Repeat the full listing below verbatim and keep the images out.

-- Start --

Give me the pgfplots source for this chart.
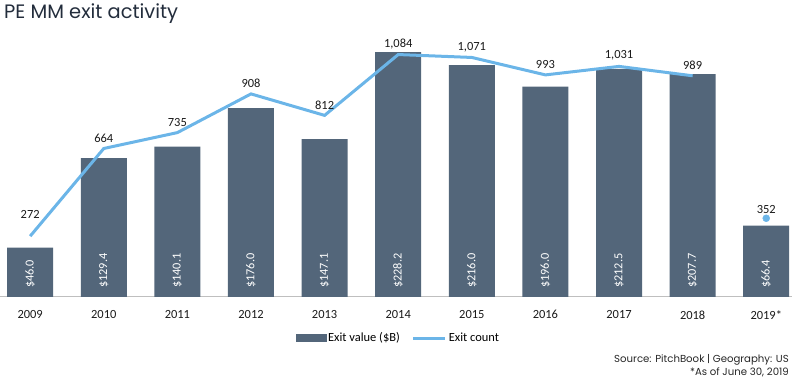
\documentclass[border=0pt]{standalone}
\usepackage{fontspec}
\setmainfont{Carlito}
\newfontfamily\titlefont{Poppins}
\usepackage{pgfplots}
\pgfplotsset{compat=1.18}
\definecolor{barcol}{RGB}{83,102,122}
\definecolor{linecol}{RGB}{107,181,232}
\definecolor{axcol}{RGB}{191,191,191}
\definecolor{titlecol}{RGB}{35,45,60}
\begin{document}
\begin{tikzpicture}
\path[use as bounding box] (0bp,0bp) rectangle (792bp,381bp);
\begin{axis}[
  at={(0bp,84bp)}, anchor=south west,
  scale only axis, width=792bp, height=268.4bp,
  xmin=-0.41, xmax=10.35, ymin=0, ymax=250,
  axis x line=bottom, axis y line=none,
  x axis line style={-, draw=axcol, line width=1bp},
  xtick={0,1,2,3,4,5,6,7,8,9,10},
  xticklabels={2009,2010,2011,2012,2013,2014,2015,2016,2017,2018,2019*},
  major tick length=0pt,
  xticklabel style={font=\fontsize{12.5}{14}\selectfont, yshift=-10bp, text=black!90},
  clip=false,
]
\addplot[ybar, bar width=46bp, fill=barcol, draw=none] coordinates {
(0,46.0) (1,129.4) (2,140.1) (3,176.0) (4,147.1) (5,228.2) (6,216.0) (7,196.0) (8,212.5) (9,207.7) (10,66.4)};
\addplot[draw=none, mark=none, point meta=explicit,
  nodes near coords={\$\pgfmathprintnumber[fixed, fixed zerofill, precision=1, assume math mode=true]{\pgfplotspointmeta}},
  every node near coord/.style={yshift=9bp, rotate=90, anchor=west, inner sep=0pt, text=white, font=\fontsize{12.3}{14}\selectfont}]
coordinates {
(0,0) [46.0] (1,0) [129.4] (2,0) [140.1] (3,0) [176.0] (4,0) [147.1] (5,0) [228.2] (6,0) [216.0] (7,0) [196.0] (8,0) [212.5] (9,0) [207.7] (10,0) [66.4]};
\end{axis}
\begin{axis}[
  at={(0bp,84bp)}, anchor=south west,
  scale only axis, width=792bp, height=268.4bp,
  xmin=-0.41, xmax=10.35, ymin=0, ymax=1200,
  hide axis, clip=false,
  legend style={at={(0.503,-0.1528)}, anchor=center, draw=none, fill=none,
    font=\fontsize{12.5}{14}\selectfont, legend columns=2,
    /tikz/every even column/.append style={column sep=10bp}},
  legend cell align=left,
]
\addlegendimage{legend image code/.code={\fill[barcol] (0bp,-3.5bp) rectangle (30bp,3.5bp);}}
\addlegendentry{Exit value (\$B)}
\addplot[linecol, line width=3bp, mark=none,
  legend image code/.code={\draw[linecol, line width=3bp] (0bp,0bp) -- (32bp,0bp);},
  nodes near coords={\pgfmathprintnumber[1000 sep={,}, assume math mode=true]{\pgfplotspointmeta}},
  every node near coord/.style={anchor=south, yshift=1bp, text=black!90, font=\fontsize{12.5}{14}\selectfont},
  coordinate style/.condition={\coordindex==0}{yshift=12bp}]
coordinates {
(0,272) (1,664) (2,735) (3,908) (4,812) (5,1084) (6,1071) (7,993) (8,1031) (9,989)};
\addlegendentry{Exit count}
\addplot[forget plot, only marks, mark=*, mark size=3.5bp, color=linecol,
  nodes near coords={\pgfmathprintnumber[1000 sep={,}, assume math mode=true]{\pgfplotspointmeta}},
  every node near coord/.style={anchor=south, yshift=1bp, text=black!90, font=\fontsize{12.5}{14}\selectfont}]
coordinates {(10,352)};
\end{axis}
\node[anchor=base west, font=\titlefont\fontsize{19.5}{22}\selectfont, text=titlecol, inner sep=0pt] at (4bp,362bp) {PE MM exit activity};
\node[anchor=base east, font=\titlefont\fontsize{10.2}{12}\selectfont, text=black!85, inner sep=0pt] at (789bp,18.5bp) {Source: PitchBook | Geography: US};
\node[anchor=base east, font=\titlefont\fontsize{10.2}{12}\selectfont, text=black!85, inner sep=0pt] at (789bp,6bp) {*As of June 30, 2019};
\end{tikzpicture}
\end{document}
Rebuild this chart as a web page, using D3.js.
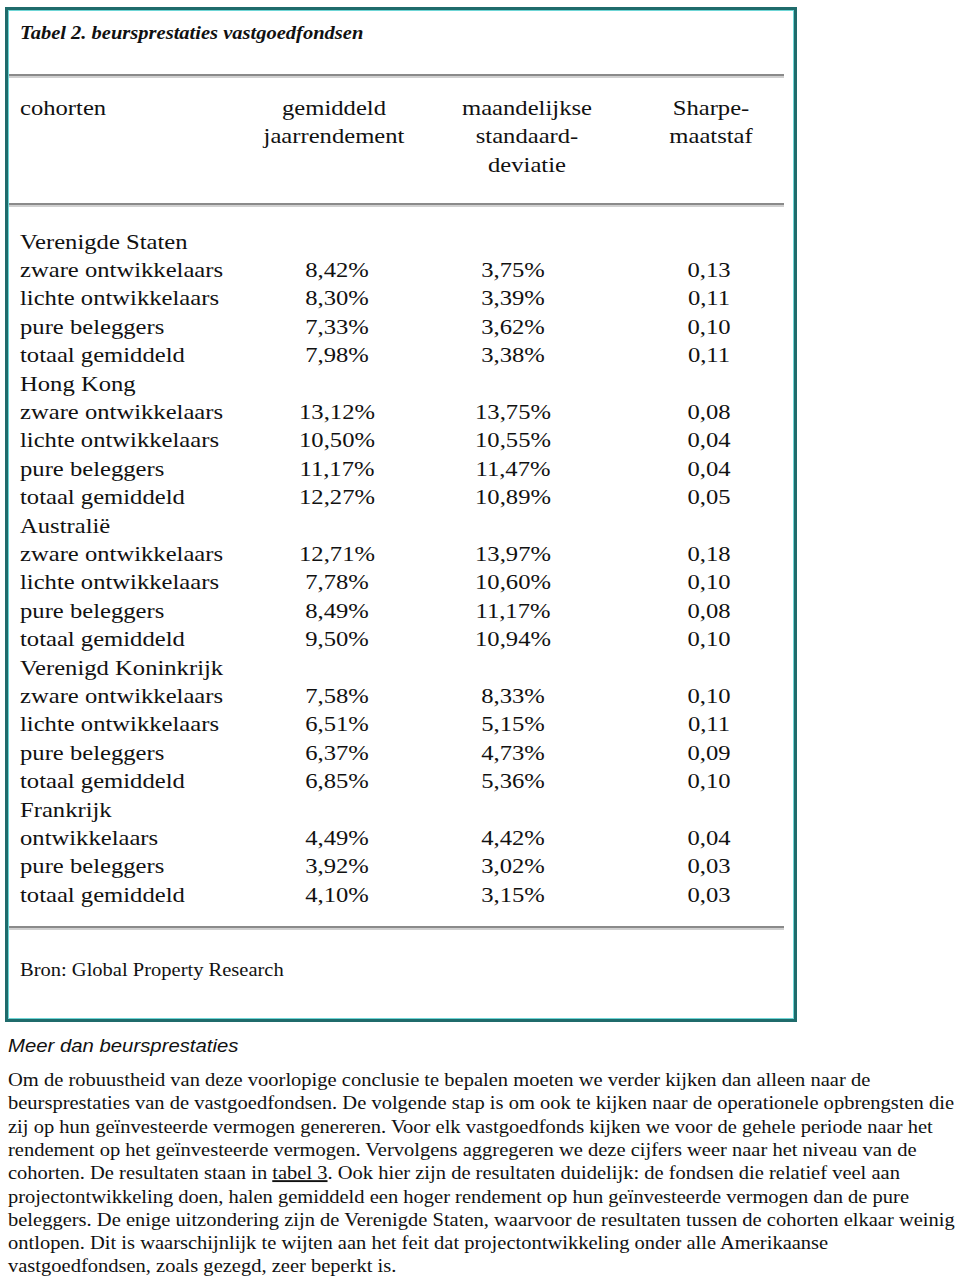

-- End --

### ANSWER BELOW
Give me the pgfplots source for this chart.
\documentclass[border=0pt]{standalone}
\usepackage{fontspec}
\setmainfont{Carlito}
\newfontfamily\titlefont{Poppins}
\usepackage{pgfplots}
\pgfplotsset{compat=1.18}
\definecolor{barcol}{RGB}{83,102,122}
\definecolor{linecol}{RGB}{107,181,232}
\definecolor{axcol}{RGB}{191,191,191}
\definecolor{titlecol}{RGB}{35,45,60}
\begin{document}
\begin{tikzpicture}
\path[use as bounding box] (0bp,0bp) rectangle (792bp,381bp);
\begin{axis}[
  at={(0bp,84bp)}, anchor=south west,
  scale only axis, width=792bp, height=268.4bp,
  xmin=-0.41, xmax=10.35, ymin=0, ymax=250,
  axis x line=bottom, axis y line=none,
  x axis line style={-, draw=axcol, line width=1bp},
  xtick={0,1,2,3,4,5,6,7,8,9,10},
  xticklabels={2009,2010,2011,2012,2013,2014,2015,2016,2017,2018,2019*},
  major tick length=0pt,
  xticklabel style={font=\fontsize{12.5}{14}\selectfont, yshift=-10bp, text=black!90},
  clip=false,
]
\addplot[ybar, bar width=46bp, fill=barcol, draw=none] coordinates {
(0,46.0) (1,129.4) (2,140.1) (3,176.0) (4,147.1) (5,228.2) (6,216.0) (7,196.0) (8,212.5) (9,207.7) (10,66.4)};
\addplot[draw=none, mark=none, point meta=explicit,
  nodes near coords={\$\pgfmathprintnumber[fixed, fixed zerofill, precision=1, assume math mode=true]{\pgfplotspointmeta}},
  every node near coord/.style={yshift=9bp, rotate=90, anchor=west, inner sep=0pt, text=white, font=\fontsize{12.3}{14}\selectfont}]
coordinates {
(0,0) [46.0] (1,0) [129.4] (2,0) [140.1] (3,0) [176.0] (4,0) [147.1] (5,0) [228.2] (6,0) [216.0] (7,0) [196.0] (8,0) [212.5] (9,0) [207.7] (10,0) [66.4]};
\end{axis}
\begin{axis}[
  at={(0bp,84bp)}, anchor=south west,
  scale only axis, width=792bp, height=268.4bp,
  xmin=-0.41, xmax=10.35, ymin=0, ymax=1200,
  hide axis, clip=false,
  legend style={at={(0.503,-0.1528)}, anchor=center, draw=none, fill=none,
    font=\fontsize{12.5}{14}\selectfont, legend columns=2,
    /tikz/every even column/.append style={column sep=10bp}},
  legend cell align=left,
]
\addlegendimage{legend image code/.code={\fill[barcol] (0bp,-3.5bp) rectangle (30bp,3.5bp);}}
\addlegendentry{Exit value (\$B)}
\addplot[linecol, line width=3bp, mark=none,
  legend image code/.code={\draw[linecol, line width=3bp] (0bp,0bp) -- (32bp,0bp);},
  nodes near coords={\pgfmathprintnumber[1000 sep={,}, assume math mode=true]{\pgfplotspointmeta}},
  every node near coord/.style={anchor=south, yshift=1bp, text=black!90, font=\fontsize{12.5}{14}\selectfont},
  coordinate style/.condition={\coordindex==0}{yshift=12bp}]
coordinates {
(0,272) (1,664) (2,735) (3,908) (4,812) (5,1084) (6,1071) (7,993) (8,1031) (9,989)};
\addlegendentry{Exit count}
\addplot[forget plot, only marks, mark=*, mark size=3.5bp, color=linecol,
  nodes near coords={\pgfmathprintnumber[1000 sep={,}, assume math mode=true]{\pgfplotspointmeta}},
  every node near coord/.style={anchor=south, yshift=1bp, text=black!90, font=\fontsize{12.5}{14}\selectfont}]
coordinates {(10,352)};
\end{axis}
\node[anchor=base west, font=\titlefont\fontsize{19.5}{22}\selectfont, text=titlecol, inner sep=0pt] at (4bp,362bp) {PE MM exit activity};
\node[anchor=base east, font=\titlefont\fontsize{10.2}{12}\selectfont, text=black!85, inner sep=0pt] at (789bp,18.5bp) {Source: PitchBook | Geography: US};
\node[anchor=base east, font=\titlefont\fontsize{10.2}{12}\selectfont, text=black!85, inner sep=0pt] at (789bp,6bp) {*As of June 30, 2019};
\end{tikzpicture}
\end{document}
Rebuild this chart as a web page, using D3.js.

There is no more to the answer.